VectorDistance (NoSQL query)

APPLIES TO: NoSQL

Returns the similarity score between two specified vectors.

Syntax

VectorDistance(<vector_expr1>, <vector_expr2>, [<bool_expr>], [<obj_expr>])  

Arguments

Description
spatial_expr_1 An array of float32 or smaller.
spatial_expr_2 An array of float32 or smaller.
bool_expr A boolean specifying how the computed value is used in an ORDER BY expression. If true, then brute force is used. A value of false uses any index defined on the vector property, if it exists. Default value is false.
obj_expr A JSON formatted object literal used to specify options for the vector distance calculation. Valid items include distanceFunction and dataType.
distanceFunction The metric used to compute distance/similarity.
dataType The data type of the vectors. float32, int8, uint8 values. Default value is float32.

Supported metrics for distanceFunction are:

  • cosine, which has values from -1 (least similar) to +1 (most similar).
  • dotproduct, which has values from -∞ (-inf) (least similar) to +∞ (+inf) (most similar).
  • euclidean, which has values from 0 (most similar) to +∞ (+inf) (least similar).

Return types

Returns a numeric expression that enumerates the similarity score between two expressions.

Examples

This first example includes only the required arguments.

SELECT VALUE {
  name: s.name, 
  similarityScore: VectorDistance(s.vector1, s.vector2)
}
FROM 
  source s
ORDER BY 
  VectorDistance(s.vector1, s.vector2)

This next example also includes optional arguments.

SELECT VALUE {
  name: s.name, 
  similarityScore: VectorDistance(s.vector1, s.vector2, true, {'distanceFunction':'cosine', 'dataType':'float32',})
}
FROM 
  source s
ORDER BY 
  VectorDistance(s.vector1, s.vector2)

Remarks

  • This function requires enrollment in the Azure Cosmos DB NoSQL Vector Search preview feature.
  • This function benefits from a vector index
  • if false is given as the optional bool_expr, then the vector index defined on the path is used, if one exists.
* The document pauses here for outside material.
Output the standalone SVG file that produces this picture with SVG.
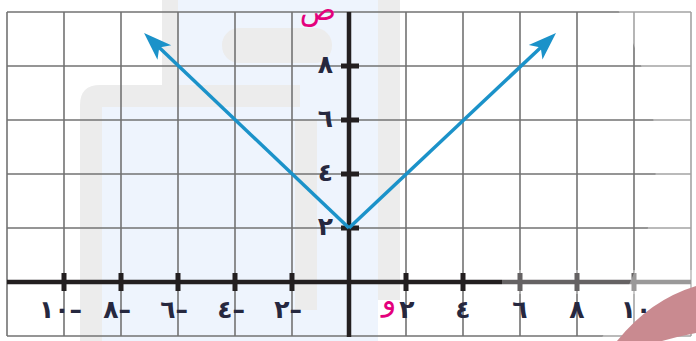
<svg xmlns="http://www.w3.org/2000/svg" width="696" height="341" viewBox="0 0 696 341">
  <style>
    .grid { stroke: #737373; stroke-width: 1.6; fill: none; }
    .axis { stroke: #231f20; stroke-width: 4.5; fill: none; }
    .tick { fill: #231f20; }
    .num { font-family: "DejaVu Sans", sans-serif; font-size: 25px; font-weight: bold; fill: #26283f; }
    .var { font-family: "DejaVu Sans", sans-serif; fill: #e4007c; }
    .fn { stroke: #1b92c9; stroke-width: 3.5; fill: none; }
    .wm-blue { fill: #eef4fd; }
    .wm-gray { fill: #ececec; }
  </style>
  <defs>
    <marker id="arrow" markerUnits="userSpaceOnUse" markerWidth="30" markerHeight="22" viewBox="0 0 30 22" refX="12" refY="11" orient="auto">
      <path d="M30,11 L2,1 L9,11 L2,21 Z" fill="#1b92c9"/>
    </marker>
  </defs>
  <rect x="0" y="0" width="696" height="341" fill="#ffffff"/>
  <g id="watermark">
    <path class="wm-blue" d="M178,0 H378 V341 H102 V107 H178 Z"/>
    <rect class="wm-gray" x="162" y="0" width="16" height="85"/>
    <path class="wm-gray" d="M80,341 V105 Q80,85 100,85 H300 V107 H102 V341 Z"/>
    <rect class="wm-gray" x="222" y="28" width="110" height="35" rx="17"/>
    <rect class="wm-gray" x="378" y="0" width="22" height="300"/>
    <rect class="wm-gray" x="295" y="120" width="22" height="190"/>
  </g>
  <g id="grid">
    <path class="grid" d="M7,12 V336 M64,12 V336 M121,12 V336 M178,12 V336 M235,12 V336 M292,12 V336 M406,12 V336 M463,12 V336 M520,12 V336 M577,12 V336 M634,12 V336 M691,12 V336"/>
    <path class="grid" d="M7,12 H691 M7,66 H691 M7,120 H691 M7,174 H691 M7,228 H691 M7,336 H691"/>
  </g>
  <g id="axes">
    <path class="axis" d="M7,282 H691"/>
    <path class="axis" d="M349,12 V337"/>
    <g id="x-ticks">
      <rect class="tick" x="61.5" y="273" width="5" height="18"/>
      <rect class="tick" x="118.5" y="273" width="5" height="18"/>
      <rect class="tick" x="175.5" y="273" width="5" height="18"/>
      <rect class="tick" x="232.5" y="273" width="5" height="18"/>
      <rect class="tick" x="289.5" y="273" width="5" height="18"/>
      <rect class="tick" x="403.5" y="273" width="5" height="18"/>
      <rect class="tick" x="460.5" y="273" width="5" height="18"/>
      <rect class="tick" x="517.5" y="273" width="5" height="18"/>
      <rect class="tick" x="574.5" y="273" width="5" height="18"/>
      <rect class="tick" x="631.5" y="273" width="5" height="18"/>
    </g>
    <g id="y-ticks">
      <rect class="tick" x="341" y="63.5" width="18" height="5"/>
      <rect class="tick" x="341" y="117.5" width="18" height="5"/>
      <rect class="tick" x="341" y="171.5" width="18" height="5"/>
      <rect class="tick" x="341" y="225.5" width="18" height="5"/>
    </g>
  </g>
  <g id="connectors">
    <path class="fn" d="M349,228 L157.1,45.5" marker-end="url(#arrow)"/>
    <path class="fn" d="M349,228 L542.9,45.4" marker-end="url(#arrow)"/>
  </g>
  <g id="overlay">
    <path d="M613,0 Q705,170 600,341 L696,341 L696,0 Z" fill="#ffffff" fill-opacity="0.35"/>
    <rect x="502" y="270" width="194" height="24" fill="#ffffff" fill-opacity="0.3"/>
    <path d="M617,341 Q650,300 696,286 L696,333 Q680,336 662,341 Z" fill="#c98a90"/>
  </g>
  <g id="labels">
    <text class="num" x="82" y="318" text-anchor="end">١٠–</text>
    <text class="num" x="131" y="318" text-anchor="end">٨–</text>
    <text class="num" x="188" y="318" text-anchor="end">٦–</text>
    <text class="num" x="245" y="318" text-anchor="end">٤–</text>
    <text class="num" x="302" y="318" text-anchor="end">٢–</text>
    <text class="num" x="407" y="318" text-anchor="middle">٢</text>
    <text class="num" x="463" y="318" text-anchor="middle">٤</text>
    <text class="num" x="520" y="318" text-anchor="middle">٦</text>
    <text class="num" x="577" y="318" text-anchor="middle">٨</text>
    <text class="num" x="636" y="318" text-anchor="middle">١٠</text>
    <text class="num" x="333" y="73" text-anchor="end">٨</text>
    <text class="num" x="333" y="127" text-anchor="end">٦</text>
    <text class="num" x="333" y="181" text-anchor="end">٤</text>
    <text class="num" x="333" y="235" text-anchor="end">٢</text>
    <text class="var" x="318" y="20" font-size="30" text-anchor="middle">ص</text>
    <text class="var" x="389" y="310" font-size="30" text-anchor="middle">و</text>
  </g>
</svg>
If no index is defined on the vector path, then this function reverts to full scan and incurs higher RU charges and higher latency than if using a vector index.
  • When VectorDistance is used in an ORDER BY clause, no direction needs to be specified for the ORDER BY as the results are always sorted in order of most similar (first) to least similar (last) based on the similarity metric used.
  • The result is expressed as a similarity score.